Set exercise => Please print the lines between the one with "Emit a LaTeX" and the one with "(tSobytie) at (17,440)", both ends included, exactly as written, with no pictures.

Data for this task =>
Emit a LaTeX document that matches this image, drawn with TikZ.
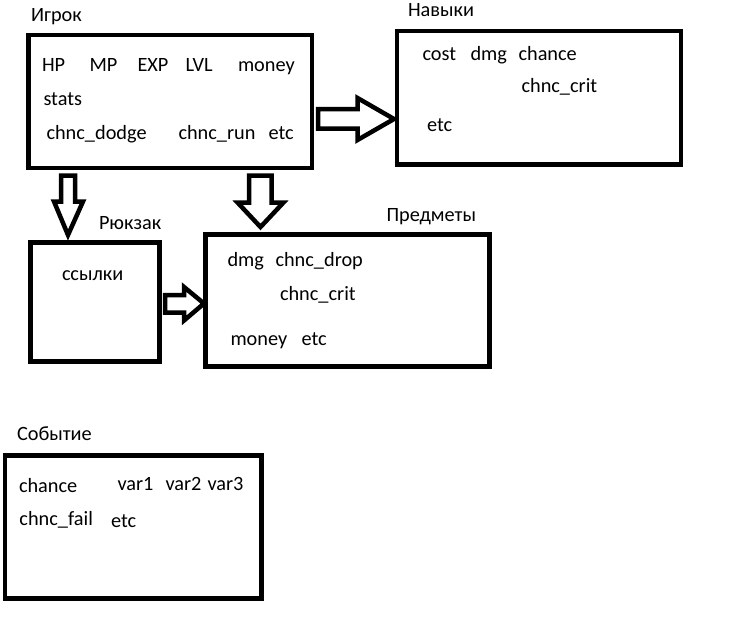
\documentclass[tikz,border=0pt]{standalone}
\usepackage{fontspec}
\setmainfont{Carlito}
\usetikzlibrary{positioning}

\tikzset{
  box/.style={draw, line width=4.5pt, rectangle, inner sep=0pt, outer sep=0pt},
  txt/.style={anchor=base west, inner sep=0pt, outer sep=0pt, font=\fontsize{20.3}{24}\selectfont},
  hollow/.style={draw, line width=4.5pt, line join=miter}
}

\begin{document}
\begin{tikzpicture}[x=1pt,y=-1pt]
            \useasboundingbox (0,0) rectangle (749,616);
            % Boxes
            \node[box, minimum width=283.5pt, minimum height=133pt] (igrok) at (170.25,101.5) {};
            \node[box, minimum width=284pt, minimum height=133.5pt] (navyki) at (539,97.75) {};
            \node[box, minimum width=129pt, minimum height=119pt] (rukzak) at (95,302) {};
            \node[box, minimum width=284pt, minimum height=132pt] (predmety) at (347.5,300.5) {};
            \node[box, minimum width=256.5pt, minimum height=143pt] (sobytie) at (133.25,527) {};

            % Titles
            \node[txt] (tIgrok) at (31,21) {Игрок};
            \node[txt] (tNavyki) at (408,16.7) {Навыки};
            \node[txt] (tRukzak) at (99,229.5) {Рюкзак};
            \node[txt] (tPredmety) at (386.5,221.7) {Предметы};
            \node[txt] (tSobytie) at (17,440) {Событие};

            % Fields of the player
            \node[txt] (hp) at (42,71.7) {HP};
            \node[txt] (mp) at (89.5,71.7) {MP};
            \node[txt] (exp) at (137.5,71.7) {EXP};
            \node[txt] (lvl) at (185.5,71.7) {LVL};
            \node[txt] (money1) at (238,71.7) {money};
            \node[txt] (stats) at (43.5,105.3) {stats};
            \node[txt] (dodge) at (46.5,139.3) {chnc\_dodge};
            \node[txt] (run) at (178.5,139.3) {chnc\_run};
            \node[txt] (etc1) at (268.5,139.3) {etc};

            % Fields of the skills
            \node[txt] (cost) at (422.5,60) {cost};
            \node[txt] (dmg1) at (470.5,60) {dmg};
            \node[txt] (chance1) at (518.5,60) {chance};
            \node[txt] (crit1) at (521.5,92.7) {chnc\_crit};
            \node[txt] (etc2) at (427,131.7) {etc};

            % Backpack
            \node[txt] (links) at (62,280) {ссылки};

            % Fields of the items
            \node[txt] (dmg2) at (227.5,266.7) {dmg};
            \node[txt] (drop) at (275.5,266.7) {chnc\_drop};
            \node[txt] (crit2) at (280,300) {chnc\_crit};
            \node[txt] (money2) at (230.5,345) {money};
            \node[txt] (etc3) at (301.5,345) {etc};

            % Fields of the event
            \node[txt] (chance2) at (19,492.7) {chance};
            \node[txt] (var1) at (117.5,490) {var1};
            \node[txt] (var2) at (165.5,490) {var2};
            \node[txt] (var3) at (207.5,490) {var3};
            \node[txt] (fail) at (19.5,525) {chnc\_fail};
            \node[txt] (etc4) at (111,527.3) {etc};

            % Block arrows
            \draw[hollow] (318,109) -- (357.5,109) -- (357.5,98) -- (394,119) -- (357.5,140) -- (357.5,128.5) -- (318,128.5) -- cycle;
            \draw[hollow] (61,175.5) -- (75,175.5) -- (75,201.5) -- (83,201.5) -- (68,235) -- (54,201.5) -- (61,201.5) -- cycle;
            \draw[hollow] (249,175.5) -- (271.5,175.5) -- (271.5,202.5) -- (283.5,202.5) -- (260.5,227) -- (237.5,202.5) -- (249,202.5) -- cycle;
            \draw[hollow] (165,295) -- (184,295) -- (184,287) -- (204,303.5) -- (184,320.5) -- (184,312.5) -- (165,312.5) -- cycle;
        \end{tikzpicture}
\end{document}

--

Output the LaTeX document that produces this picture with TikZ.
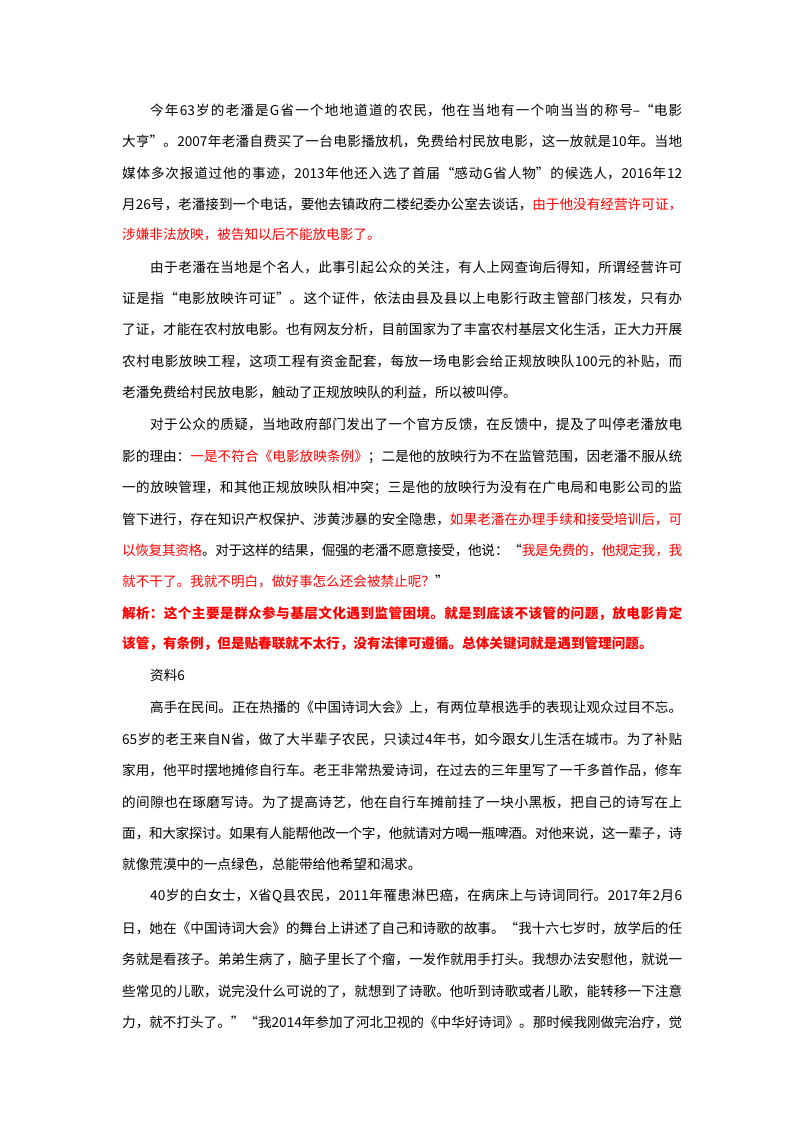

* * *

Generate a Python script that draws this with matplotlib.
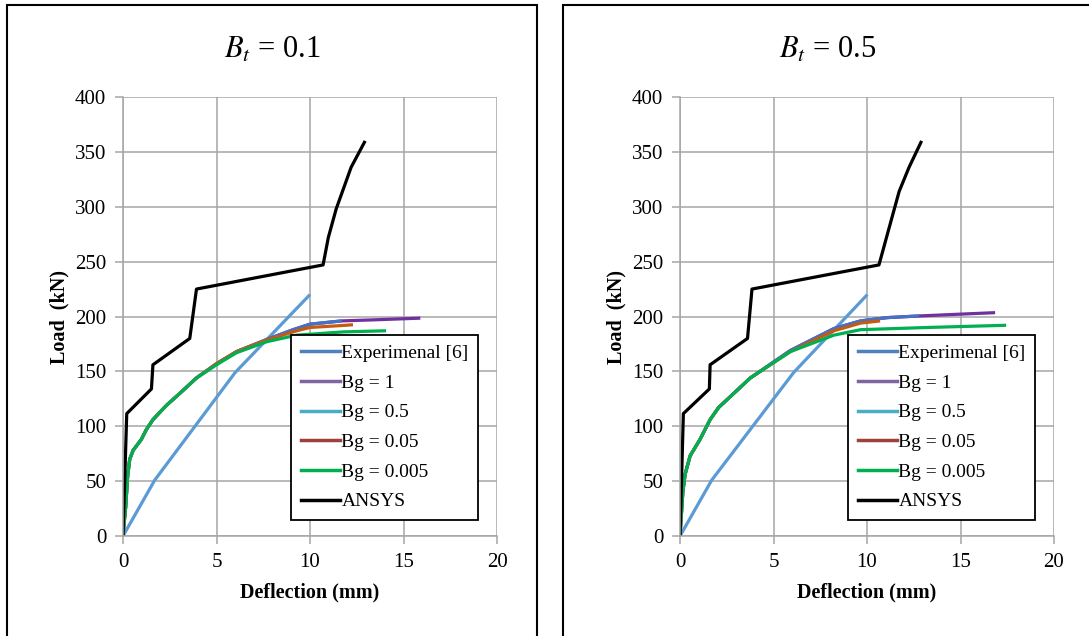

Problem solution =>
Emit a LaTeX document that matches this image, drawn with TikZ.
\documentclass[tikz,border=0pt]{standalone}
\usepackage{fontspec}
\setmainfont{Carlito}
\usetikzlibrary{positioning}

\tikzset{
  box/.style={draw, line width=4.5pt, rectangle, inner sep=0pt, outer sep=0pt},
  txt/.style={anchor=base west, inner sep=0pt, outer sep=0pt, font=\fontsize{20.3}{24}\selectfont},
  hollow/.style={draw, line width=4.5pt, line join=miter}
}

\begin{document}
\begin{tikzpicture}[x=1pt,y=-1pt]
            \useasboundingbox (0,0) rectangle (749,616);
            % Boxes
            \node[box, minimum width=283.5pt, minimum height=133pt] (igrok) at (170.25,101.5) {};
            \node[box, minimum width=284pt, minimum height=133.5pt] (navyki) at (539,97.75) {};
            \node[box, minimum width=129pt, minimum height=119pt] (rukzak) at (95,302) {};
            \node[box, minimum width=284pt, minimum height=132pt] (predmety) at (347.5,300.5) {};
            \node[box, minimum width=256.5pt, minimum height=143pt] (sobytie) at (133.25,527) {};

            % Titles
            \node[txt] (tIgrok) at (31,21) {Игрок};
            \node[txt] (tNavyki) at (408,16.7) {Навыки};
            \node[txt] (tRukzak) at (99,229.5) {Рюкзак};
            \node[txt] (tPredmety) at (386.5,221.7) {Предметы};
            \node[txt] (tSobytie) at (17,440) {Событие};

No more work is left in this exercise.